I’m very pleased to confirm I’m off to Australia at the end of September for a mammoth trip around some the apple growing and cider producing regions that fine country has to offer.
Cider Australia, the official industry body invited me over to have a look at whats going on over there, and my trip begins (and ends) in Melbourne as one of the guest judges for the Australian Cider Awards.
I don’t know as much about cider in Australia as I’d like to. Other than reading what I can find about it and speaking with friends such as Andrew Lea (who visited a few years ago) and wine/cider writer Max Allen, my knowledge is slim pickings - I have much to learn! As ever, I expect to find some strong similarities with other cider cultures worldwide - in particular USA, as well as the obligatory differences that make it unique.

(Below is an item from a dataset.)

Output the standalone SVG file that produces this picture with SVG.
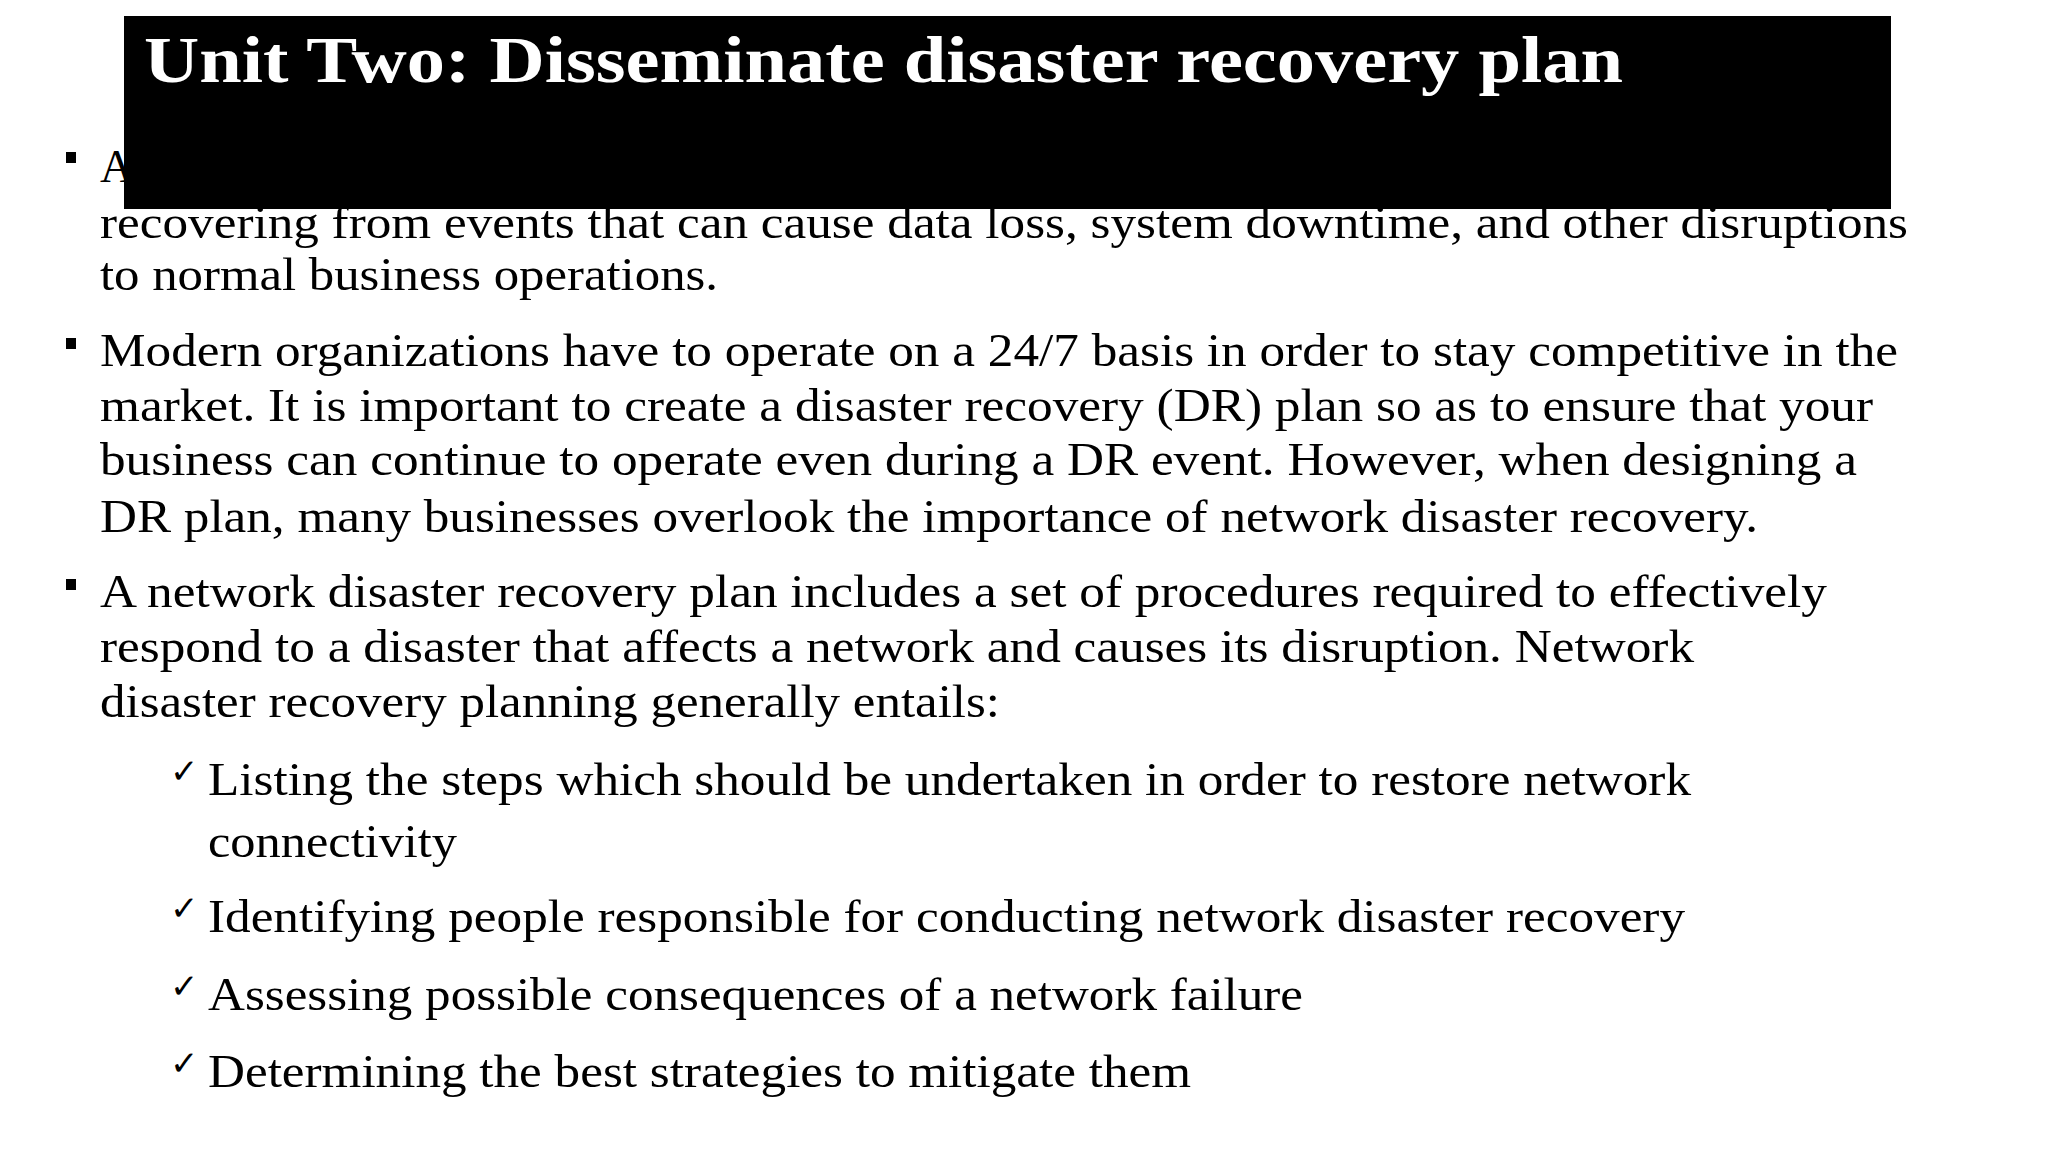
<svg xmlns="http://www.w3.org/2000/svg" width="2048" height="1152" viewBox="0 0 2048 1152">
<style>
.t{font-family:"Liberation Serif","Times New Roman",serif;font-size:46px;fill:#000}
.c{font-family:"DejaVu Sans",sans-serif;font-size:34px;fill:#000}
.h{font-family:"Liberation Serif","Times New Roman",serif;font-size:66px;font-weight:bold;fill:#fff}
</style>
<rect width="2048" height="1152" fill="#fff"/>
<g id="bullets">
<rect x="66" y="152" width="10" height="11"/>
<rect x="66" y="338" width="10" height="11"/>
<rect x="66" y="579" width="10" height="11"/>
</g>
<g id="body">
<text class="t" x="100" y="182">A</text>
<text class="t" x="100" y="238" textLength="1808" lengthAdjust="spacingAndGlyphs">recovering from events that can cause data loss, system downtime, and other disruptions</text>
<text class="t" x="100" y="290" textLength="618" lengthAdjust="spacingAndGlyphs">to normal business operations.</text>
<text class="t" x="100" y="366" textLength="1798" lengthAdjust="spacingAndGlyphs">Modern organizations have to operate on a 24/7 basis in order to stay competitive in the</text>
<text class="t" x="100" y="421" textLength="1773" lengthAdjust="spacingAndGlyphs">market. It is important to create a disaster recovery (DR) plan so as to ensure that your</text>
<text class="t" x="100" y="475" textLength="1757" lengthAdjust="spacingAndGlyphs">business can continue to operate even during a DR event. However, when designing a</text>
<text class="t" x="100" y="532" textLength="1658" lengthAdjust="spacingAndGlyphs">DR plan, many businesses overlook the importance of network disaster recovery.</text>
<text class="t" x="100" y="607" textLength="1727" lengthAdjust="spacingAndGlyphs">A network disaster recovery plan includes a set of procedures required to effectively</text>
<text class="t" x="100" y="662" textLength="1594" lengthAdjust="spacingAndGlyphs">respond to a disaster that affects a network and causes its disruption. Network</text>
<text class="t" x="100" y="717" textLength="900" lengthAdjust="spacingAndGlyphs">disaster recovery planning generally entails:</text>
<text class="c" x="170" y="783">✓</text>
<text class="t" x="208" y="795" textLength="1483" lengthAdjust="spacingAndGlyphs">Listing the steps which should be undertaken in order to restore network</text>
<text class="t" x="208" y="857" textLength="249" lengthAdjust="spacingAndGlyphs">connectivity</text>
<text class="c" x="170" y="920">✓</text>
<text class="t" x="208" y="932" textLength="1477" lengthAdjust="spacingAndGlyphs">Identifying people responsible for conducting network disaster recovery</text>
<text class="c" x="170" y="998">✓</text>
<text class="t" x="208" y="1010" textLength="1095" lengthAdjust="spacingAndGlyphs">Assessing possible consequences of a network failure</text>
<text class="c" x="170" y="1075">✓</text>
<text class="t" x="208" y="1087" textLength="983" lengthAdjust="spacingAndGlyphs">Determining the best strategies to mitigate them</text>
</g>
<g id="title">
<rect x="124" y="16" width="1767" height="193" fill="#000"/>
<text class="h" x="144" y="82" textLength="1479" lengthAdjust="spacingAndGlyphs">Unit Two: Disseminate disaster recovery plan</text>
</g>
</svg>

My itinerary covers Yarra Valley, Mornington Peninsula, Geelong, Tasmania, Orange and the Adelaide Hills all culminating in the Australian Cider Festival on 8th October.
“There won’t be a better place to be in Australia on Saturday 8th October, and anyone with an interest in craft cider should come on down!”
Cider Australia President, Sam Reid.
I think he’s probably right. I’d be interested to hear anyones personal opinion of ciders and cidermakers to try/visit whilst I’m there. I’m hoping for some decent weather and plenty of photo opportunity too.
Aside from the excitement I feel for the continuation of my global cider adventures, I feeling quite emotional about visiting Australia. The oldest memories I have originate there and they're as vivid as they were formative. When I was 5 my father, a Top Gun style fighter ace, was posted overseas to spend 2 and a half years flying with the Australian Air Force so naturally, my family moved over there. I can shut my eyes and still recall the intoxicating aroma of dried gum leaves as you walk over them; the noisy kookaburra chatter from our balcony (that meant I had to steal mums minced beef to feed them) and the joy of discovering how easy it was to hide from my primary school teacher at playtime so I could disappear into the bush and spend the rest of the day playing with ants and sticks instead. Growing up there in 1980 meant my first memories on this earth, mainly being outdoors amongst nature and wildlife, are specific to Australia. Its where I learned the enjoyment of discovery and that treasure comes in all shapes and sizes.
To say I’m excited about the prospect of returning is an understatement. I've no idea how to prepare myself for dealing with these levels of excitement - it'll be sensory overload, I'll be brimming with emotion and surrounded. Given Australia’s wine heritage, its beer consumption and its forward thinking youthfulness - I suspect their cider industry is buzzing right now and I'm really looking forward to discovering what treasures their cider industry has to offer.